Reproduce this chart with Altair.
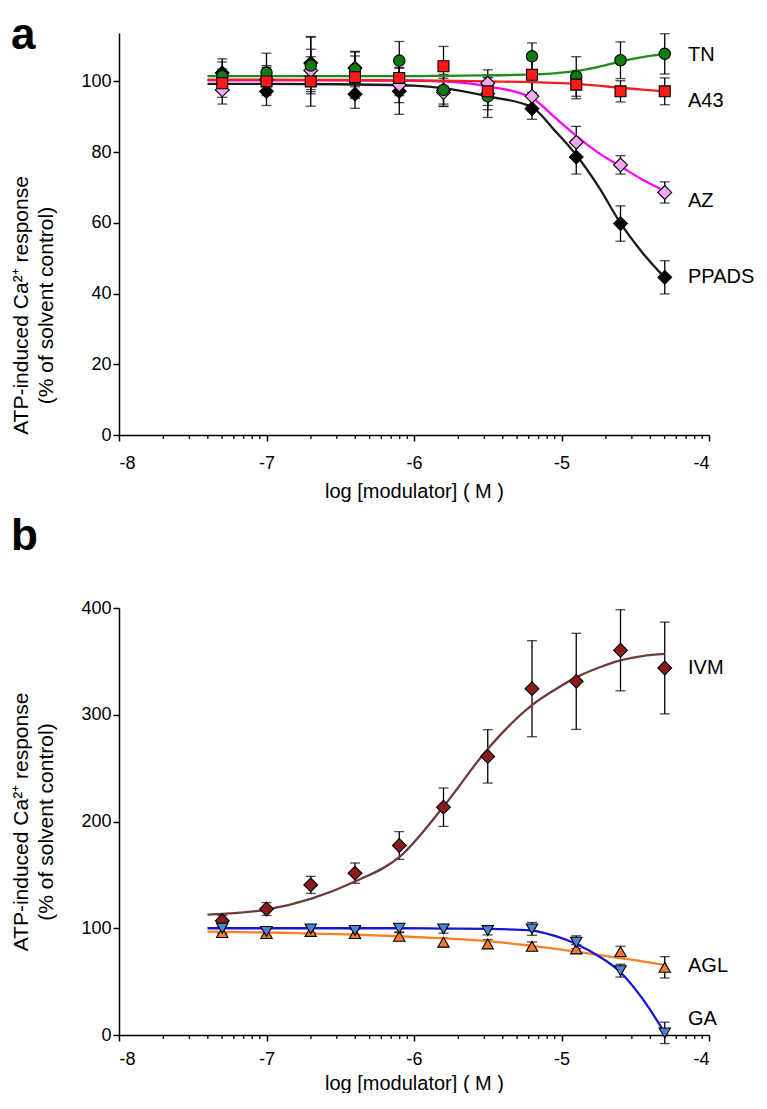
import altair as alt
import pandas as pd
import numpy as np

FONT = "Liberation Sans"

# ---------------- data ----------------
log_conc = [-7.3, -7.0, -6.7, -6.4, -6.1, -5.8, -5.5, -5.2, -4.9, -4.6, -4.3]

# panel a: means and SEM
tn_mean = [101.5, 102.5, 104.5, 103.5, 105.9, 97.6, 95.8, 107.1, 101.4, 106.0, 107.8]
tn_sem = [4.0, 5.5, 8.0, 5.0, 5.4, 4.0, 6.0, 3.8, 5.6, 5.2, 5.7]
a43_mean = [99.5, 100.0, 100.0, 101.2, 101.0, 104.3, 97.2, 101.9, 99.1, 97.2, 97.2]
a43_sem = [4.0, 4.0, 7.0, 6.0, 5.0, 5.6, 4.0, 5.0, 4.0, 3.0, 3.8]
az_mean = [97.6, 100.5, 103.1, 103.8, 99.0, 96.9, 99.5, 95.8, 82.8, 76.4, 68.6]
az_sem = [4.0, 4.0, 6.0, 4.5, 5.0, 4.0, 3.8, 4.0, 4.5, 2.6, 3.0]
ppads_mean = [102.4, 97.2, 105.2, 96.4, 97.2, 97.5, 96.5, 92.3, 78.6, 59.8, 44.6]
ppads_sem = [4.0, 4.0, 7.5, 4.0, 6.5, 4.5, 4.5, 3.0, 4.8, 5.0, 4.7]

# panel a: fitted curves
curve_x_a = [-7.4, -7.0, -6.5, -6.0, -5.8, -5.5, -5.2, -5.05, -4.9, -4.75, -4.6, -4.45, -4.3]
tn_curve = [101.5, 101.5, 101.5, 101.5, 101.6, 101.7, 102.0, 102.3, 102.9, 104.1, 105.7, 106.9, 107.7]
a43_curve = [100.5, 100.5, 100.4, 100.3, 100.2, 100.0, 99.8, 99.6, 99.3, 98.8, 98.2, 97.7, 97.2]
az_curve = [100.3, 100.3, 100.3, 100.2, 100.0, 98.6, 95.3, 90.0, 84.6, 79.8, 76.0, 72.2, 69.0]
ppads_curve = [99.3, 99.3, 99.2, 98.8, 98.1, 95.8, 92.7, 86.3, 79.2, 70.3, 59.9, 51.5, 44.5]

# panel b: means and SEM
ivm_mean = [107.0, 118.0, 140.6, 151.6, 177.5, 213.4, 261.0, 324.4, 331.3, 360.4, 343.8]
ivm_sem = [5.0, 6.0, 8.0, 9.5, 13.0, 18.0, 25.0, 45.0, 45.0, 38.0, 43.0]
agl_mean = [96.0, 95.0, 97.0, 95.0, 92.5, 86.9, 85.3, 83.1, 80.6, 78.1, 63.4]
agl_sem = [4.0, 4.0, 4.0, 4.0, 4.0, 4.0, 4.0, 4.0, 4.0, 5.0, 10.0]
ga_mean = [100.0, 97.0, 99.4, 98.0, 100.0, 99.4, 97.8, 99.4, 86.9, 60.3, 2.0]
ga_sem = [5.0, 4.0, 4.0, 4.0, 4.0, 4.0, 4.0, 6.0, 6.0, 6.0, 10.0]

curve_x_b = [-7.4, -7.0, -6.7, -6.4, -6.1, -5.8, -5.5, -5.2, -5.05, -4.9, -4.75, -4.6, -4.45, -4.3]
ivm_curve = [112.8, 117.5, 127.5, 143.8, 166.6, 214.0, 268.0, 309.0, 323.0, 335.0, 344.0, 351.0, 355.0, 357.0]
agl_curve = [96.8, 96.0, 95.0, 94.0, 92.5, 90.5, 88.0, 83.5, 81.0, 78.0, 75.0, 72.0, 69.0, 65.6]
ga_curve = [100.0, 100.0, 100.0, 100.0, 100.0, 99.7, 99.4, 97.8, 93.0, 85.3, 74.0, 58.8, 33.8, 2.0]

# series labels (name, value height of label)
labels_a = ["TN", "A43", "AZ", "PPADS"]
label_y_a = [107.6, 94.6, 66.2, 44.6]
labels_b = ["IVM", "AGL", "GA"]
label_y_b = [343.8, 65.0, 15.0]

x_ticks = [-8, -7, -6, -5, -4]
y_ticks_a = [0, 20, 40, 60, 80, 100]
y_ticks_b = [0, 100, 200, 300, 400]

# minor log ticks (axis decoration)
minor_ticks = [d + np.log10(k) for d in [-8, -7, -6, -5] for k in range(2, 10)]

W = 590
HA = 402
HB = 427
LABEL_X = 569  # px from left of plot
Y_TITLE = ["ATP-induced Ca²⁺ response", "(% of solvent control)"]


def series_layers(name, mean, sem, cx, cy, fill, line, shape, size):
    pts = pd.DataFrame({"x": log_conc, "y": mean,
                        "lo": [m - s for m, s in zip(mean, sem)],
                        "hi": [m + s for m, s in zip(mean, sem)]})
    crv = pd.DataFrame({"x": cx, "y": cy})
    base = alt.Chart(pts)
    err = base.mark_rule(color="black", strokeWidth=1.3).encode(
        x="x:Q", y="lo:Q", y2="hi:Q")
    cap_lo = base.mark_tick(orient="horizontal", size=10, thickness=1.3, color="black").encode(
        x="x:Q", y="lo:Q")
    cap_hi = base.mark_tick(orient="horizontal", size=10, thickness=1.3, color="black").encode(
        x="x:Q", y="hi:Q")
    ln = alt.Chart(crv).mark_line(color=line, strokeWidth=2.3, interpolate="monotone").encode(
        x="x:Q", y="y:Q")
    pt = base.mark_point(filled=True, fill=fill, stroke="black", strokeWidth=1.1,
                         shape=shape, size=size, opacity=1).encode(x="x:Q", y="y:Q")
    return [err, cap_lo, cap_hi], ln, pt


def panel(series, ymax, yticks, H, labels, label_y, letter, title_offset,
          x_label_pad, x_title_pad, y_title_y=None):
    xs = alt.X("x:Q", scale=alt.Scale(domain=[-8, -4], nice=False, zero=False),
               axis=alt.Axis(values=x_ticks, title="log [modulator]  ( M )",
                             labelExpr="'' + datum.value", labelPadding=x_label_pad,
                             titlePadding=x_title_pad, titleFontSize=20))
    yaxis_kw = dict(values=yticks, title=Y_TITLE, titleFontSize=21,
                    titlePadding=24, titleLineHeight=25)
    if y_title_y is not None:
        yaxis_kw["titleY"] = y_title_y
    ys = alt.Y("y:Q", scale=alt.Scale(domain=[0, ymax], nice=False),
               axis=alt.Axis(**yaxis_kw))
    errs, lines, pts = [], [], []
    for s in series:
        e, l, p = series_layers(*s)
        errs += e
        lines.append(l)
        pts.append(p)
    axis_holder = alt.Chart(pd.DataFrame({"x": [-8.0], "y": [0.0]})).mark_point(opacity=0).encode(x=xs, y=ys)
    minor = alt.Chart(pd.DataFrame({"m": minor_ticks})).mark_rule(
        color="black", strokeWidth=1.3).encode(
        x="m:Q", y=alt.value(H), y2=alt.value(H + 4))
    lab = alt.Chart(pd.DataFrame({"t": labels, "y": label_y})).mark_text(
        align="left", baseline="middle", font=FONT, fontSize=20, color="black").encode(
        x=alt.value(LABEL_X), y="y:Q", text="t:N")
    return alt.layer(axis_holder, minor, *errs, *lines, *pts, lab).properties(
        width=W, height=H,
        title=alt.Title(letter, anchor="start", frame="bounds", fontSize=44,
                        fontWeight="bold", font=FONT, color="black", offset=title_offset))


series_a = [
    ("PPADS", ppads_mean, ppads_sem, curve_x_a, ppads_curve, "#000000", "#1a1a1a", "diamond", 190),
    ("AZ", az_mean, az_sem, curve_x_a, az_curve, "#f2a8ee", "#ff00ff", "diamond", 190),
    ("TN", tn_mean, tn_sem, curve_x_a, tn_curve, "#127a12", "#1e8c1e", "circle", 130),
    ("A43", a43_mean, a43_sem, curve_x_a, a43_curve, "#ff1a1a", "#ee2020", "square", 120),
]
series_b = [
    ("IVM", ivm_mean, ivm_sem, curve_x_b, ivm_curve, "#8c1c1c", "#6e3b3b", "diamond", 190),
    ("AGL", agl_mean, agl_sem, curve_x_b, agl_curve, "#f47c32", "#ff7f24", "triangle-up", 130),
    ("GA", ga_mean, ga_sem, curve_x_b, ga_curve, "#4f83d6", "#1515d8", "triangle-down", 130),
]

pa = panel(series_a, 113.7, y_ticks_a, HA, labels_a, label_y_a, "a",
           title_offset=-25, x_label_pad=13, x_title_pad=9, y_title_y=272)
pb = panel(series_b, 400, y_ticks_b, HB, labels_b, label_y_b, "b",
           title_offset=40, x_label_pad=9, x_title_pad=5)

chart = alt.vconcat(pa, pb, spacing=14).properties(
    padding={"left": 2, "top": 6, "right": 0, "bottom": 0}
).configure_view(stroke=None).configure_axis(
    grid=False, domainColor="black", domainWidth=1.5, tickColor="black", tickWidth=1.5,
    tickSize=6, labelFont=FONT, labelFontSize=18, labelColor="black",
    titleFont=FONT, titleFontWeight="normal", titleColor="black"
)

chart.save("out.html", embed_options={"renderer": "svg", "actions": False})
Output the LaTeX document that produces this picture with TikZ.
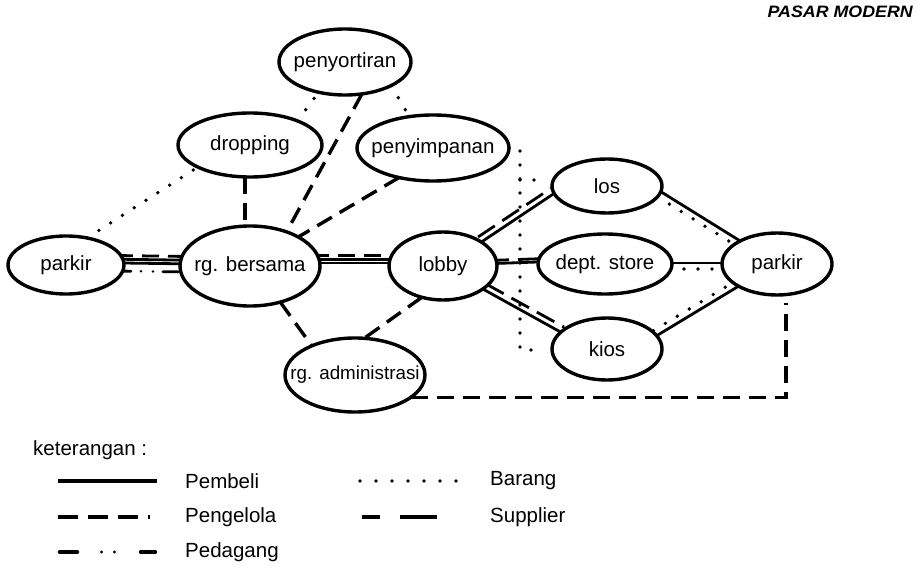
════════
* **Set exercise**
Set down again, exactly, the lines of the material above from its first line to the one with "59.9, 51.5, 44.5]", inclusive. Leave the pictures out.

* **Solved problem**
Reproduce this chart with Altair.
import altair as alt
import pandas as pd
import numpy as np

FONT = "Liberation Sans"

# ---------------- data ----------------
log_conc = [-7.3, -7.0, -6.7, -6.4, -6.1, -5.8, -5.5, -5.2, -4.9, -4.6, -4.3]

# panel a: means and SEM
tn_mean = [101.5, 102.5, 104.5, 103.5, 105.9, 97.6, 95.8, 107.1, 101.4, 106.0, 107.8]
tn_sem = [4.0, 5.5, 8.0, 5.0, 5.4, 4.0, 6.0, 3.8, 5.6, 5.2, 5.7]
a43_mean = [99.5, 100.0, 100.0, 101.2, 101.0, 104.3, 97.2, 101.9, 99.1, 97.2, 97.2]
a43_sem = [4.0, 4.0, 7.0, 6.0, 5.0, 5.6, 4.0, 5.0, 4.0, 3.0, 3.8]
az_mean = [97.6, 100.5, 103.1, 103.8, 99.0, 96.9, 99.5, 95.8, 82.8, 76.4, 68.6]
az_sem = [4.0, 4.0, 6.0, 4.5, 5.0, 4.0, 3.8, 4.0, 4.5, 2.6, 3.0]
ppads_mean = [102.4, 97.2, 105.2, 96.4, 97.2, 97.5, 96.5, 92.3, 78.6, 59.8, 44.6]
ppads_sem = [4.0, 4.0, 7.5, 4.0, 6.5, 4.5, 4.5, 3.0, 4.8, 5.0, 4.7]

# panel a: fitted curves
curve_x_a = [-7.4, -7.0, -6.5, -6.0, -5.8, -5.5, -5.2, -5.05, -4.9, -4.75, -4.6, -4.45, -4.3]
tn_curve = [101.5, 101.5, 101.5, 101.5, 101.6, 101.7, 102.0, 102.3, 102.9, 104.1, 105.7, 106.9, 107.7]
a43_curve = [100.5, 100.5, 100.4, 100.3, 100.2, 100.0, 99.8, 99.6, 99.3, 98.8, 98.2, 97.7, 97.2]
az_curve = [100.3, 100.3, 100.3, 100.2, 100.0, 98.6, 95.3, 90.0, 84.6, 79.8, 76.0, 72.2, 69.0]
ppads_curve = [99.3, 99.3, 99.2, 98.8, 98.1, 95.8, 92.7, 86.3, 79.2, 70.3, 59.9, 51.5, 44.5]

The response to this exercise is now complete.